Glorifiquemos transbordantes de
júbilo, nesta festa, o sinal de nossa salvação e o penhor da ressurreição
futura, e saibamos carregar sempre a própria cruz com amor e veneração, tal
como o fez nosso Salvador antes de começar a Via-Sacra.
1 Cf. SÃO TOMÁS DE
AQUINO. Suma Teológica. III, q.25, a.4. Tal adoração não se presta só à Cruz na
qual Nosso Senhor foi crucificado, mas também às imagens desta, como explica o
Doutor Angélico neste mesmo artigo: “Se falamos da imagem da Cruz de Cristo,
feita de qualquer outra matéria, por exemplo, de pedra, madeira, prata ou ouro,
a Cruz é venerada só como imagem de Cristo, com uma adoração de latria”.
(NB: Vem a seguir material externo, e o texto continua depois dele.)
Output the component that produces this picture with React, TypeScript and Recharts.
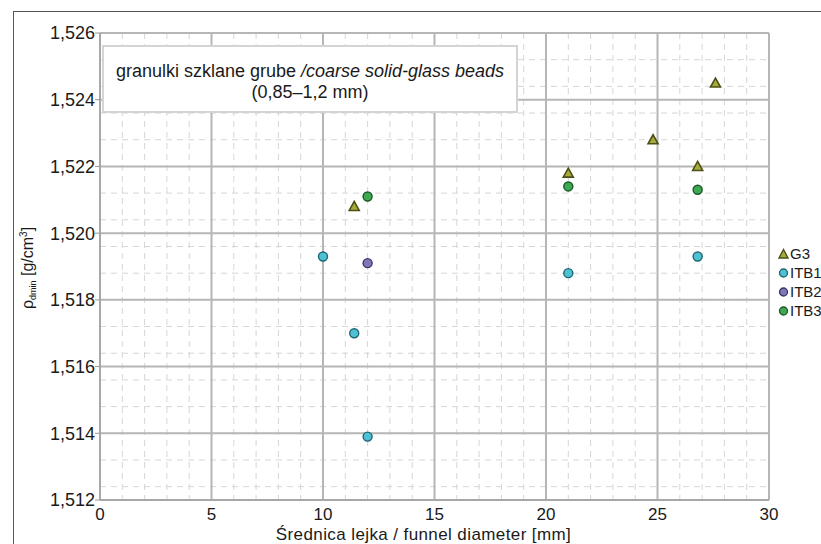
import React from 'react';
import { ScatterChart, Scatter, XAxis, YAxis, CartesianGrid, Legend } from 'recharts';

// funnel diameter [mm] vs dynamic minimum density [g/cm3]
const g3 = [
  { x: 11.4, y: 1.5208 },
  { x: 21, y: 1.5218 },
  { x: 24.8, y: 1.5228 },
  { x: 26.8, y: 1.522 },
  { x: 27.6, y: 1.5245 },
];
const itb1 = [
  { x: 10, y: 1.5193 },
  { x: 11.4, y: 1.517 },
  { x: 12, y: 1.5139 },
  { x: 21, y: 1.5188 },
  { x: 26.8, y: 1.5193 },
];
const itb2 = [{ x: 12, y: 1.5191 }];
const itb3 = [
  { x: 12, y: 1.5211 },
  { x: 21, y: 1.5214 },
  { x: 26.8, y: 1.5213 },
];

const xTicks = [0, 5, 10, 15, 20, 25, 30];
const yTicks = [1.512, 1.514, 1.516, 1.518, 1.52, 1.522, 1.524, 1.526];
const xMinor = [
  0, 1, 2, 3, 4, 5, 6, 7, 8, 9, 10, 11, 12, 13, 14, 15, 16, 17, 18, 19, 20, 21, 22, 23, 24, 25, 26, 27, 28, 29, 30,
];
const yMinor = [
  1.512, 1.5124, 1.5128, 1.5132, 1.5136, 1.514, 1.5144, 1.5148, 1.5152, 1.5156, 1.516, 1.5164, 1.5168, 1.5172,
  1.5176, 1.518, 1.5184, 1.5188, 1.5192, 1.5196, 1.52, 1.5204, 1.5208, 1.5212, 1.5216, 1.522, 1.5224, 1.5228,
  1.5232, 1.5236, 1.524, 1.5244, 1.5248, 1.5252, 1.5256, 1.526,
];

const FONT = '"Liberation Sans", Arial, sans-serif';
const INK = '#1a1a1a';

const colors = {
  G3: { fill: '#a7ab3c', stroke: '#4c5016' },
  ITB1: { fill: '#4ec2d3', stroke: '#1d6675' },
  ITB2: { fill: '#7f78b6', stroke: '#3b3766' },
  ITB3: { fill: '#3ea852', stroke: '#1b5a28' },
};

const Triangle = ({ cx, cy, fill, stroke }: any) => (
  <path d={`M${cx},${cy - 5} L${cx + 5},${cy + 4} L${cx - 5},${cy + 4} Z`} fill={fill} stroke={stroke} strokeWidth={1.6} />
);

const Dot = ({ cx, cy, fill, stroke }: any) => (
  <circle cx={cx} cy={cy} r={4.5} fill={fill} stroke={stroke} strokeWidth={1.4} />
);

const legendItems = [
  { name: 'G3', kind: 'tri' },
  { name: 'ITB1', kind: 'dot' },
  { name: 'ITB2', kind: 'dot' },
  { name: 'ITB3', kind: 'dot' },
];

const LegendBox = () => (
  <div style={{ fontFamily: FONT, fontSize: 15, color: INK }}>
    {legendItems.map((it) => {
      const c = colors[it.name as keyof typeof colors];
      return (
        <div key={it.name} style={{ display: 'flex', alignItems: 'center', height: 19 }}>
          <svg width={11} height={12} style={{ marginRight: 1 }}>
            {it.kind === 'tri' ? (
              <path d="M5.5,1.5 L10,10 L1,10 Z" fill={c.fill} stroke={c.stroke} strokeWidth={1.4} />
            ) : (
              <circle cx={5.5} cy={6} r={4} fill={c.fill} stroke={c.stroke} strokeWidth={1.3} />
            )}
          </svg>
          <span>{it.name}</span>
        </div>
      );
    })}
  </div>
);

const XTitle = ({ viewBox }: any) => (
  <text
    x={viewBox.x + viewBox.width / 2 - 11}
    y={540}
    textAnchor="middle"
    fontFamily={FONT}
    fontSize={17}
    letterSpacing={0.4}
    fill={INK}
  >
    Średnica lejka / funnel diameter [mm]
  </text>
);

const YTitle = () => (
  <text
    transform="translate(33,268) rotate(-90)"
    textAnchor="middle"
    fontFamily={FONT}
    fontSize={16}
    fill={INK}
  >
    ρ<tspan fontSize={9} dy={3}>dmin</tspan>
    <tspan dy={-3}> [g/cm</tspan>
    <tspan fontSize={10} dy={-6}>3</tspan>
    <tspan dy={6}>]</tspan>
  </text>
);

export default function App() {
  return (
    <div style={{ position: 'absolute', left: 0, top: 0, width: 821, height: 544, background: '#fff', overflow: 'hidden' }}>
      <div
        style={{
          position: 'absolute',
          left: 13,
          top: 11,
          right: -2,
          bottom: -2,
          borderTop: '1.5px solid #555',
          borderLeft: '1.5px solid #555',
        }}
      />
      <ScatterChart width={821} height={544} margin={{ top: 33, right: 52, bottom: 0, left: 0 }}>
        <CartesianGrid
          horizontalValues={yMinor}
          verticalValues={xMinor}
          stroke="#d6d6d6"
          strokeWidth={1}
          strokeDasharray="6 5"
        />
        <CartesianGrid stroke="#b6b6b6" strokeWidth={2} />
        <XAxis
          type="number"
          dataKey="x"
          domain={[0, 30]}
          ticks={xTicks}
          tickSize={0}
          tickMargin={8}
          height={44}
          axisLine={{ stroke: '#a8a8a8', strokeWidth: 2 }}
          tick={{ fontFamily: FONT, fontSize: 17, fill: INK }}
          label={<XTitle />}
        />
        <YAxis
          type="number"
          dataKey="y"
          domain={[1.512, 1.526]}
          ticks={yTicks}
          width={100}
          tickSize={5}
          tickMargin={0}
          axisLine={{ stroke: '#a8a8a8', strokeWidth: 2 }}
          tickLine={{ stroke: '#999' }}
          tickFormatter={(v: number) => v.toFixed(3).replace('.', ',')}
          tick={{ fontFamily: FONT, fontSize: 18, fill: INK }}
          label={<YTitle />}
        />
        <Legend
          content={<LegendBox />}
          layout="horizontal"
          verticalAlign="middle"
          wrapperStyle={{ position: 'absolute', left: 778, top: 244, width: 60 }}
        />
        <Scatter name="G3" data={g3} isAnimationActive={false} shape={<Triangle {...colors.G3} />} />
        <Scatter name="ITB1" data={itb1} isAnimationActive={false} shape={<Dot {...colors.ITB1} />} />
        <Scatter name="ITB2" data={itb2} isAnimationActive={false} shape={<Dot {...colors.ITB2} />} />
        <Scatter name="ITB3" data={itb3} isAnimationActive={false} shape={<Dot {...colors.ITB3} />} />
      </ScatterChart>
      <div
        style={{
          position: 'absolute',
          left: 102,
          top: 45,
          width: 412,
          height: 64,
          border: '2px solid #d4d4d4',
          background: '#fff',
          fontFamily: FONT,
          fontSize: 18,
          lineHeight: '21px',
          color: INK,
          textAlign: 'center',
          boxSizing: 'content-box',
        }}
      >
        <div style={{ marginTop: 14 }}>
          granulki szklane grube <i>/coarse solid-glass beads</i>
        </div>
        <div>(0,85–1,2 mm)</div>
      </div>
    </div>
  );
}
2 Cf. Idem, I, q.25, a.6, ad 4.
3 Cf. Idem, ad 3.
4 Cf. COLUNGA, OP,
Alberto; GARCÍA CORDERO, OP, Maximiliano. Biblia Comentada. Pentateuco. Madrid:
BAC, 1960, v.I, p.847.
5 Cf. SÃO TOMÁS DE
AQUINO, op. cit., I-II, q.111, a.2.
6 COLUNGA; GARCIA
CORDERO, op. cit., p.847.
7 Cf. CCE 1472-1473.
8 SÃO JUSTINO. Diálogo
con Trifón, 94, 2. In: RUIZ BUENO, Daniel (Org.). Padres Apologetas Griegos
(s.II). 2.ed. Madrid: BAC, 1979, p.470.
9 SÃO JOÃO CRISÓSTOMO.
Homilía XXIV, n.1. In: Homilías sobre el Evangelio de San Juan (1-
29). 2.ed. Madrid: Ciudad Nueva, 2001, v.I, p.289.
10 Cf. SÃO TOMÁS DE
AQUINO, op. cit., III, q.52, a.5, ad 1.